Feigelson’s letter called to mind the late-night version of the pre-2025 map, which I dimly recall procuring from the Transit Museum annex the day it was introduced in 2012. The night map was much more attractive than its daytime sibling—how could it not be, with all that bluish gray?—but it was also exciting in its implication that a subway map could change with the mood of the day. The old map was parodied, iterated, and re-interpreted in countless ways; the new map is already starting to get the same treatment. But I guess what I’m imagining in response to Feigelson’s prompt is something a little more civic-minded and collective—the night map but make it infinitely variable. What
if, one day, every screen in the system took a pass on the ads for AI bullshit, the Stratton ski resort, and Paramount+ originals and presented commuters with a map that one-upped Tepper and made note of every lake, reservoir, underground stream, and puddle in the five boroughs? On another day we could get a pixel-sized dot for each of the city’s public bathrooms. And for weeks at a time we’d see a map that brought to the surface all of New York’s authoritarian infrastructure— Rikers, of course, but also the NYPD light towers Elvia Wilk wrote about so brilliantly (pun emphatically unintended) in NYRA #46/47, and the “million-dollar blocks” where the government expends incredible resources on the arrest and imprisonment of formerly incarcerated people, as identified by the Center for Spatial Research in a 2011 report.

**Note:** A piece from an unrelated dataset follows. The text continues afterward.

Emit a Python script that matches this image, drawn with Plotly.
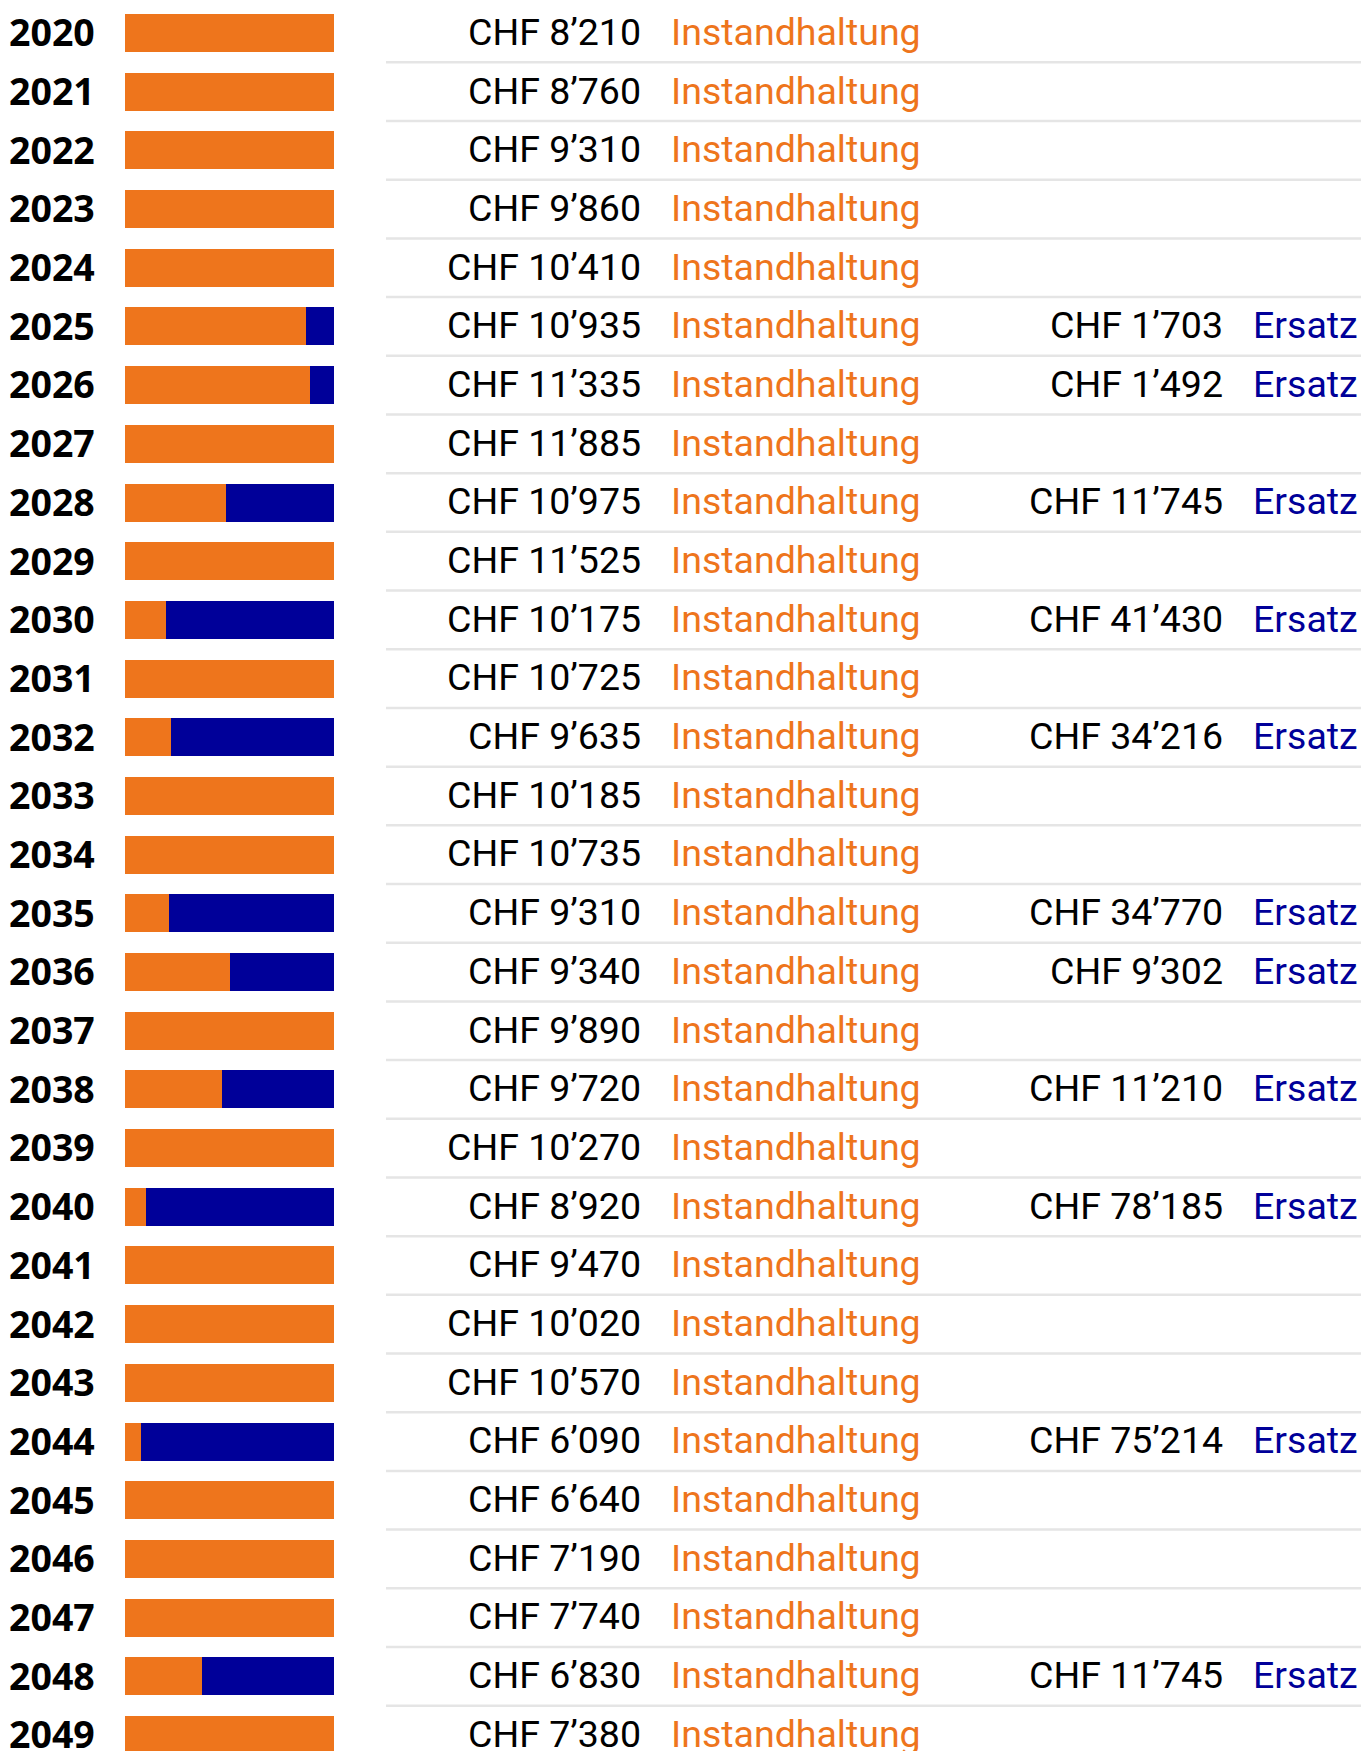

I won’t push the reverie too far. Screens, of course, are also popular with the police, who rely on them for underground surveillance and diversion in the form of Candy Crush Saga. Radical mapmaking won’t make those cops less coercive. But we should always expect more from our municipal institutions. High expectations (and felicitous outcomes) are particularly important at a moment when the threats against New York and New York’s ways of life are so extreme. Sean Duffy’s deer-in-the-train-headlights appearances on Fox News must seem comical to the vast majority of New Yorkers who have contact with the MTA on a daily basis, but his seemingly earnest expressions of terror re: the alleged depravity of life underground obviously tap into all kinds of zombified Vignelli-era anxieties. I’m convinced that the new map’s “renovated modernism” goes some way toward refuting these sinister perceptions. Contra Tepper’s nostalgia and the neo-historicist atrocities Duffy’s boss is working to impose by fiat and bulldozer, modernism can be “beautiful and alive and worthy of our minds.” Modernism worthy of our minds can be found in nearly every corner of the city, and we’re lucky to now have it underground, once again.